The enterprise data model can be made immediately available and passed on to projects, along with a clear definition of which of the subject areas described belong to the project objectives. Project boundaries can be defined and established in relationship to each other right from the start, and subproject intersections can at least be fixed at a rough level.

This anticipatory description of intersections considerably reduces later investment for project adjustments, as each project knows its own "data limits", and is also aware from the start which other information management project partners he will need to confer with for the fine-tuning phase.

The results of this project refinement are not included in the enterprise data model, but grow together to form their own independent enterprise-wide data model.

The enterprise-wide data model and enterprise data model are therefore not "either-or" models, but are, in the true sense of the word, "as-well-as" complements. But what do both these models have to do with future-oriented information planning and information strategy, are they not managed by data administration?

The problem today lies in the term administration, which has little to do with management and consequently with strategy and planning. Many enterprises have started constructing an enterprise-wide data model, but its use is still mainly limited to the unification of terms and information correlations. Compared to the alternative of prevailing data chaos this limitation is however still a huge step forward, which itself is worth a certain amount of effort.

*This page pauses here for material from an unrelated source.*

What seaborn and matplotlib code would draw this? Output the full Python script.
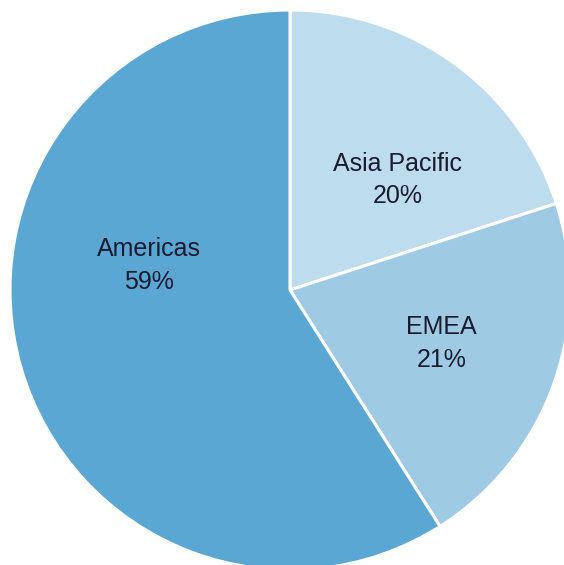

However data and information planning require more, and open up in the long-term other perspectives. Information planning should achieve the goal of comparing the enterprise’s current information supply situation with future visions and to assess them, in order to recognize supply deficits and to be able to simulate and optimize future supply situations. This however assumes that not only the enterprise’s information is known, but also the functions that are connected to the use of this information. Principally only the comparison of a data model with the functions or functional areas that are necessary for the improvement or extensions of strategically important business areas, allows informational gaps and superfluous informational ballast to be detected. But what does this mean, in view of both the above-mentioned types of data model?

The enterprise-wide data model is only suitable for detail planning aspects, because of its level of detail; that is, when dealing with the concrete definition for contained single subject areas. In contrast, this model is unsuitable for planning or strategic aspects. And yet it is the only model, in many cases, that is (at least in part) used by information management.

Foundation for theme databases

But who begins with strategic management tasks in other enterprise areas at the operative level, such as the Internal Revenue? Information management is often degraded to the level of dealing with nothing other than the daily business (enterprise-wide data model), instead of setting the basis for management tasks: the enterprise data model.

The enterprise data model offers management (and not just information management), for the first time and within a short period of time, a defined basis for their own information and informational areas (theme databases) which is comprehensible to all.

This model allows a meaningful and clear classification of information for the enterprise’s functional areas and organizational units. It supports the construction of a more comprehensive model, with which a conscious design and simulation of future information management is made possible.

And there is one more advantage: the enterprise data model includes business management, in its target-oriented way of thinking, in information and informational correlations right from the beginning. Data model and information management become accessible to all concerned, becoming today’s obligation to go on the "search for tomorrow’s information".